Employees are also motivated by opportunities to advance within the company in many areas. Good work can lead to director positions in areas like drive-thru operations, kitchen operations, sanitation and more.

There's plenty of room for upward growth.

Giving Back to Communities

July 9th is burned into the minds of avid Chick-fil-A goers as “cow appreciation day.” It's the day that any customer who enters a Chick-fil-A location, dressed as a cow, receives a free Chick-fil-A sandwich.

When you add it up, that's a lot of Chick-fil-A sandwiches given away for free every year. But Chick-fil-A has always had a reputation for giving.

Whether it be donating food to stranded hurricane victims, tornado victims, and even the Orlando shooting victims, Chick-fil-A is there.

The company has a strong vision statement and policy about giving back to communities. They are known for donating food to local community events like “daddy-daughter date nights,” supporting local school fundraisers, and even providing the food for military appreciation events.

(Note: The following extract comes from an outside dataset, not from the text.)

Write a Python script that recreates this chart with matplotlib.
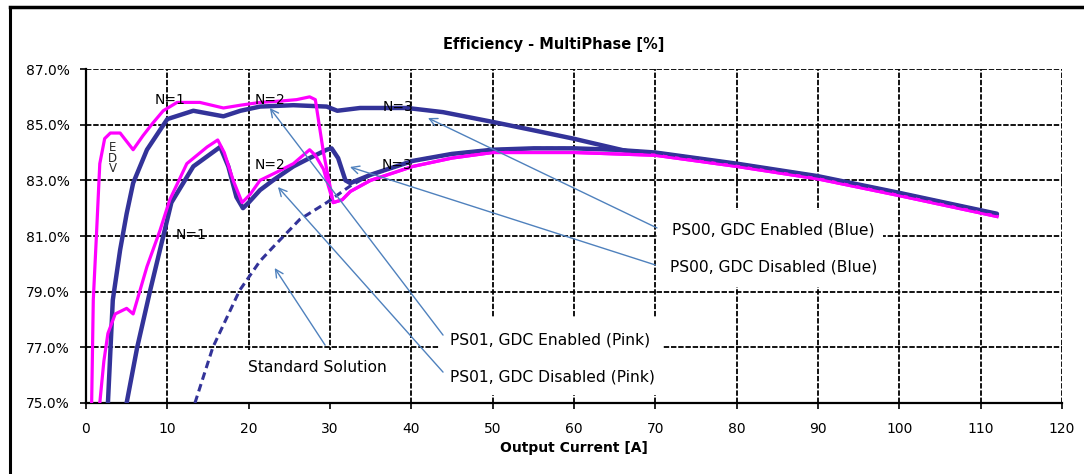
import matplotlib
matplotlib.use("Agg")
import matplotlib.pyplot as plt
from matplotlib.lines import Line2D
from matplotlib.patches import Rectangle

# ---- data ----
x_ps01_en = [0.7, 0.9, 1.3, 1.7, 2.3, 3.0, 4.2, 5.0, 5.8, 7.0, 8.2, 9.5, 11.2, 14.0, 16.9, 19.0,
             21.4, 24.0, 25.9, 27.5, 28.2, 29.2, 30.4, 31.5, 32.5, 35, 40.2, 45, 50, 55, 60, 65,
             70, 75, 80, 90, 100, 112]
y_ps01_en = [75.0, 78.7, 81.1, 83.6, 84.5, 84.7, 84.7, 84.4, 84.1, 84.6, 85.05, 85.5, 85.8, 85.8,
             85.6, 85.7, 85.8, 85.85, 85.9, 86.0, 85.9, 84.0, 82.2, 82.3, 82.6, 83.0, 83.5, 83.8,
             84.0, 84.0, 84.0, 83.95, 83.9, 83.7, 83.5, 83.05, 82.45, 81.7]

x_ps01_dis = [1.7, 2.2, 2.7, 3.6, 5.0, 5.8, 6.5, 7.5, 9.1, 10.3, 12.4, 14.9, 16.2, 17.0, 18.1,
              19.2, 20.2, 21.4, 23.5, 25.5, 27.5, 28.2, 29.2, 30.4, 31.5, 32.5, 35, 40.2, 45, 50,
              55, 60, 65, 70, 75, 80, 90, 100, 112]
y_ps01_dis = [75.0, 76.5, 77.5, 78.2, 78.4, 78.2, 78.9, 79.9, 81.2, 82.3, 83.6, 84.2, 84.45,
              84.0, 83.0, 82.2, 82.5, 83.0, 83.3, 83.6, 84.1, 83.9, 83.4, 82.2, 82.3, 82.6, 83.0,
              83.5, 83.8, 84.0, 84.0, 84.0, 83.95, 83.9, 83.7, 83.5, 83.05, 82.45, 81.7]

x_ps00_en = [2.7, 3.3, 4.2, 5.0, 5.8, 7.5, 10.0, 13.2, 16.9, 19.0, 21.4, 25.5, 29.6, 30.9, 33.7,
             39.5, 43.9, 50, 55, 59.9, 66.5, 70, 75, 80, 90, 100, 112]
y_ps00_en = [75.0, 78.7, 80.5, 81.8, 82.9, 84.1, 85.2, 85.5, 85.3, 85.5, 85.65, 85.7, 85.65, 85.5,
             85.6, 85.6, 85.45, 85.1, 84.8, 84.5, 84.05, 83.95, 83.75, 83.55, 83.1, 82.5, 81.75]

x_ps00_dis = [5.0, 6.3, 7.9, 10.5, 13.2, 16.5, 17.5, 18.5, 19.3, 20.0, 21.4, 23.0, 25.5, 27.5,
              29.6, 30.2, 31.0, 31.9, 32.5, 35, 40.2, 45, 50, 55, 60, 65, 70, 75, 80, 90, 100, 112]
y_ps00_dis = [75.0, 77.0, 79.05, 82.2, 83.5, 84.2, 83.5, 82.4, 82.0, 82.2, 82.65, 83.0, 83.5,
              83.8, 84.1, 84.15, 83.8, 83.0, 82.9, 83.2, 83.7, 83.95, 84.1, 84.15, 84.15, 84.1,
              84.0, 83.8, 83.6, 83.15, 82.55, 81.8]

x_std = [13.4, 15.6, 18.9, 21.4, 23.0, 26.3, 29.6, 32.5, 35, 40.2, 45, 50, 55, 60, 65, 70, 75,
         80, 90, 100, 112]
y_std = [75.0, 77.0, 79.05, 80.1, 80.6, 81.6, 82.2, 82.8, 83.2, 83.7, 83.95, 84.1, 84.15, 84.15,
         84.1, 84.0, 83.8, 83.6, 83.15, 82.55, 81.8]

x_ticks = list(range(0, 121, 10))
y_ticks = [75, 77, 79, 81, 83, 85, 87]
y_tick_labels = ["%.1f%%" % v for v in y_ticks]

BLUE = "#333399"
PINK = "#ff00ff"
ARROW = "#4f81bd"

fig = plt.figure(figsize=(10.84, 4.74), dpi=100)
ax = fig.add_axes([0.0793, 0.1498, 0.9004, 0.7046])

# curves
ax.plot(x_ps00_en, y_ps00_en, color=BLUE, lw=3.2, zorder=3, solid_capstyle="round")
ax.plot(x_ps00_dis, y_ps00_dis, color=BLUE, lw=3.2, zorder=3, solid_capstyle="round")
ax.plot(x_ps01_en, y_ps01_en, color=PINK, lw=2.3, zorder=4)
ax.plot(x_ps01_dis, y_ps01_dis, color=PINK, lw=2.3, zorder=4)
ax.plot(x_std, y_std, color=BLUE, lw=2.2, ls=(0, (2.5, 1.5)), zorder=5)

ax.set_xlim(0, 120)
ax.set_ylim(75, 87)
ax.set_xticks(x_ticks)
ax.set_yticks(y_ticks)
ax.set_yticklabels(y_tick_labels)
ax.tick_params(direction="out", length=4.5, width=1.2, labelsize=10, pad=7)
ax.tick_params(axis="x", pad=9)
ax.grid(True, color="black", lw=1.3, ls=(0, (3, 1)))
ax.set_axisbelow(True)
for s in ["top", "right"]:
    ax.spines[s].set_visible(False)
for s in ["left", "bottom"]:
    ax.spines[s].set_linewidth(1.6)

ax.set_xlabel("Output Current [A]", fontsize=10, fontweight="bold", labelpad=4)
fig.text(0.511, 0.907, "Efficiency - MultiPhase [%]", fontsize=10.5, fontweight="bold",
         ha="center", va="center")

# white label panels that blank out the grid
for (x0, y0, w, h) in [(70.2, 79.17, 27.8, 2.76), (43.4, 75.29, 27.4, 2.76), (19.6, 75.0, 18.4, 1.9)]:
    ax.add_patch(Rectangle((x0, y0), w, h, facecolor="white", edgecolor="none", zorder=2))

# N= labels
for (tx, ty, s) in [(10.4, 85.9, "N=1"), (22.6, 85.9, "N=2"), (22.6, 83.55, "N=2"),
                    (12.9, 81.05, "N=1"), (38.4, 85.65, "N=3"), (38.2, 83.55, "N=3")]:
    ax.text(tx, ty, s, fontsize=10, ha="center", va="center", zorder=6)
ax.text(3.3, 83.8, "E\nD\nV", fontsize=8.5, ha="center", va="center", linespacing=0.75,
        color="#2a2a2a", zorder=6)

# callouts
callouts = [
    ("PS00, GDC Enabled (Blue)", (84.5, 81.21), (70.2, 81.29), (42.05, 85.24)),
    ("PS00, GDC Disabled (Blue)", (84.6, 79.89), (70.0, 79.96), (32.46, 83.48)),
    ("PS01, GDC Enabled (Pink)", (57.1, 77.26), (43.9, 77.44), (22.6, 85.6)),
    ("PS01, GDC Disabled (Pink)", (57.3, 75.93), (43.9, 76.11), (23.6, 82.76)),
    ("Standard Solution", (28.5, 76.29), (29.4, 77.08), (23.2, 79.85)),
]
for label, tpos, start, head in callouts:
    ax.text(tpos[0], tpos[1], label, fontsize=11.2, ha="center", va="center", zorder=6)
    ax.annotate("", xy=head, xytext=start,
                arrowprops=dict(arrowstyle="->", color=ARROW, lw=1.0,
                                mutation_scale=14, shrinkA=0, shrinkB=0),
                zorder=6)

# outer frame of the figure box
fig.add_artist(Line2D([10 / 1084, 10 / 1084], [0, 1 - 7 / 474], color="black", lw=2.2,
                      transform=fig.transFigure))
fig.add_artist(Line2D([10 / 1084, 1], [1 - 7 / 474, 1 - 7 / 474], color="black", lw=2.5,
                      transform=fig.transFigure))

fig.savefig("out.png", dpi=100)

This idea that giving to a community is essential to good business practice has built a strong reputation for selflessness for the Chick-fil-A brand.

The restaurant is widely seen as one where people are important and profits aren't everything.

Though interestingly enough, the more emphasis Chick-fil-A seems to place on furthering the interests of its own people and communities, the more profits it turns.

Quality Product

The age-old question, “what came first, the food or the business model,” still exists.

While all these amazing and unique aspects of Chick-fil-A's business model have absolutely contributed to its success, there's still the vital aspect of Chick-fil-A's product.

It is unimpeachable.

Think about it. If you've ever eaten at a Chick-fil-A, besides an impeccably clean bathroom, a friendly cashier, and a cup of carnations on the table, what stood out to you the most?

It was probably that 50-year old recipe for the most delectable chicken sandwich you've ever tasted. Chick-fil-A definitely delivers on its food.

Keeping up with the times, the company has also committed to creating a more healthy menu. It's eliminated all trans fats from its recipes and foods.

By 2019, Chick-fil-A will no longer serve any antibiotic affected meats.

Not to mention, you have various delicious options for things other than their world-famous waffle fries. There are fresh fruit cups, side salads, oranges, and milk. Perhaps the craziest thing is that these other healthy options actually taste great.

Changes like these communicate to customers that their tastes and health are valuable to the company. This is something most other fast-food chains are struggling to get a handle on.

How to Follow Suit

The Chick-fil-A business model is one to seriously consider as you build your own foundation for a successful business. The essentials like a quality product, putting people first, giving back, and outstanding customer service are no brainers.

The tricky part comes in when you must decide for yourself what your company's mission statement must be. Building a business with purpose is the bulwark of staying inspired.

A driving purpose will motivate employees and customers alike to love what your business has to offer.